Se cierra una semana de comparecencias con la promesa de un lunes caliente: Daniel, el hijo, ha pedido ampliar su testimonio. Desde que el proceso ha comenzado, él ha estado presente en cada una de las audiencias y una funcionaria de justicia está a su lado, como una guardia, metida en la vida de madre e hijo para impedir cualquier acuerdo entre ambos. Ese fin de semana, el hijo pide que su madre no esté en la casa.

Y ensaya un experimento que dará lugar al ensamblaje final del relato del accidente (no lo contaré aquí porque spoiler alert). El ensayo abre, al fin, un momento de verdad en el personaje y en la historia.

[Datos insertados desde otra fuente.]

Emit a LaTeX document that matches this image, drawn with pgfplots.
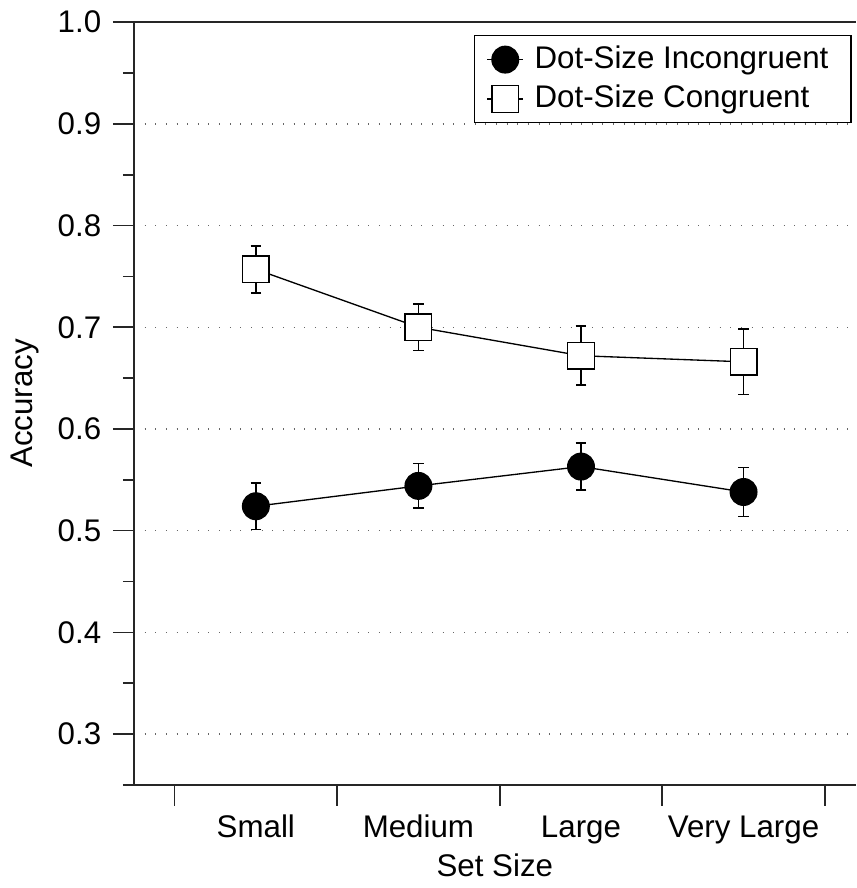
\documentclass[border=0pt]{standalone}
\usepackage{fontspec}
\setmainfont{Liberation Sans}
\usepackage{pgfplots}
\pgfplotsset{compat=1.18}

\pgfplotstableread{
x   y      e
1   0.757  0.023
2   0.700  0.023
3   0.672  0.029
4   0.666  0.032
}\congruent
\pgfplotstableread{
x   y      e
1   0.524  0.023
2   0.544  0.022
3   0.563  0.023
4   0.538  0.024
}\incongruent

\begin{document}
\begin{tikzpicture}
\begin{axis}[
    scale only axis,
    width=216.9pt, height=229.2pt,
    xmin=0.25, xmax=4.69,
    ymin=0.25, ymax=1.0,
    axis x line*=box,
    axis y line*=left,
    axis line style={black!85, line width=0.5pt},
    xtick={0.5,1.5,2.5,3.5,4.5},
    x tick label as interval,
    xticklabels={Small,Medium,Large,Very Large},
    xtick pos=left,
    ytick={0.3,0.4,...,1.01},
    minor ytick={0.25,0.35,...,0.96},
    ytick pos=left,
    tick align=outside,
    major tick length=6.3pt,
    minor tick length=3.3pt,
    tick style={black!85, line width=0.5pt},
    yticklabel style={/pgf/number format/.cd, fixed, fixed zerofill, precision=1},
    /pgf/number format/assume math mode=true,
    ymajorgrids,
    grid style={black!60, line width=0.4pt, dash pattern=on 0.3pt off 2.9pt},
    tick label style={font=\fontsize{9.4}{11}\selectfont},
    label style={font=\fontsize{9.4}{11}\selectfont},
    xticklabel style={text height=7pt, text depth=2pt, yshift=1pt},
    xlabel={Set Size},
    ylabel={Accuracy},
    xlabel style={at={(axis description cs:0.5,0)}, anchor=center, yshift=-24.2pt},
    ylabel style={at={(axis description cs:0,0.5)}, anchor=center, yshift=32.7pt},
    legend style={at={(rel axis cs:1,1)}, anchor=north east, xshift=-1.2pt, yshift=-3.9pt,
        font=\fontsize{9.4}{11}\selectfont, draw=black, line width=0.4pt,
        inner xsep=3.6pt, inner ysep=1pt, row sep=-0.5pt,
        nodes={inner xsep=3.2pt},
        /tikz/every even column/.append style={column sep=1.5pt}},
    legend cell align=left,
    legend image code/.code={\draw[mark repeat=2, mark phase=2] plot coordinates {(0cm,0cm) (0.19cm,0cm) (0.38cm,0cm)};},
    error bars/error bar style={black, line width=0.5pt, solid},
    error bars/error mark options={rotate=90, mark size=1.6pt, line width=0.5pt},
]
\addplot[black, line width=0.4pt, mark=*, mark size=4pt,
    mark options={fill=black},
    error bars/.cd, y dir=both, y explicit]
    table[x=x, y=y, y error=e] {\incongruent};
\addplot[black, line width=0.4pt, mark=square*, mark size=4pt,
    mark options={fill=white, line width=0.4pt},
    error bars/.cd, y dir=both, y explicit]
    table[x=x, y=y, y error=e] {\congruent};
\legend{Dot-Size Incongruent, Dot-Size Congruent}
\end{axis}
\end{tikzpicture}
\end{document}
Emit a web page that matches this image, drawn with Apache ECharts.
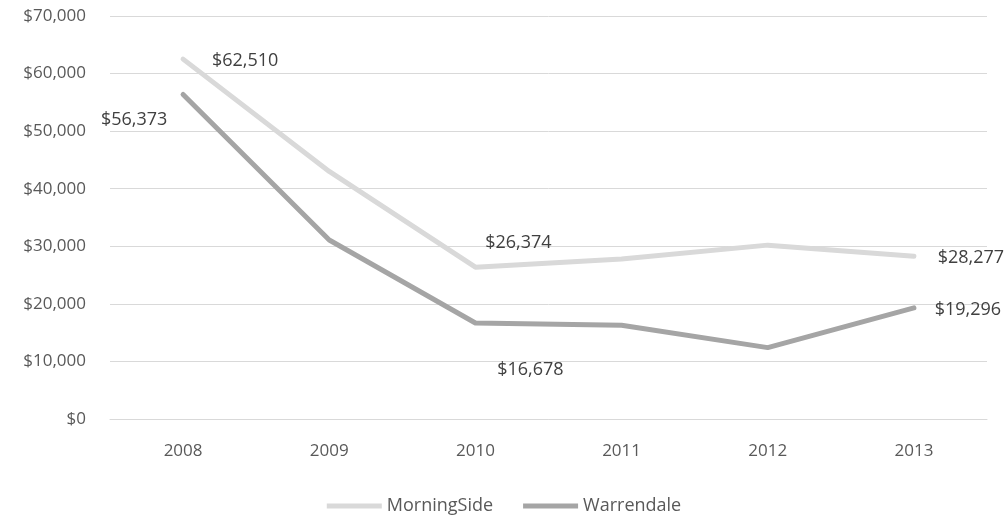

La conversación, al borde de lo filosófico, con la funcionaria que lo acompaña, pone sobre la mesa una cuestión interesante para el relato de vida: cuando no sabemos qué pasó, cuando pudo haber sido una cosa, pero también pudo haber sido otra, tenemos que decidir; se elige creer o no. “Inventar una creencia”, dice el angustiado Daniel frente al dilema. “¿Tengo que fingir?”. La guardia judicial le dice que no se trata de fingir, sino de decidir.

En la narrativa personal, la riqueza viene de la mano de dar cuenta de las versiones, sean o no antagónicas, rocen sus bordes o, incluso, se pidan prestados algunos elementos para completarse.

Lo que lleva el juicio a su fin, con la acusada absuelta, es un relato. Extraordinario, por cierto, porque viene a ofrecerse como eslabón, como costura de cierre para toda una pieza en construcción. En su crítica, Roger Koza sostiene que “La decisión sonora de la escena es de una inteligencia cinematográfica indesmentible. Es clave para la trama”. Daniel cuenta que, en viaje a la veterinaria con su padre, él empieza a hablarle del día en que Snoop, su perro, ya no esté. Para decirlo de una vez: se trata de la ley de la vida. Su perro, un día, estará viejo, cansado de cuidar a los demás, habrá hecho lo suyo y querrá irse. Y él tiene que pensar en eso, estar preparado. La decisión sonora –en palabras de Koza– es el primer plano del padre que dice lo que dice con la voz del hijo que cuenta la historia frente al tribunal.

Poner en boca de otro u otros, tanto como han puesto en boca de nosotros relatos que nos implican como protagonistas o testigos. ¿No está repleta nuestra historia de vida de momentos como esos? Verdades que, como quien dice, damos por buenas, a fuerza de ser repetidas y oídas infinidad de veces hasta encarnarlas, o porque elegimos creer en ellas.

En esos afilados y magníficos bordes camina el relato personal.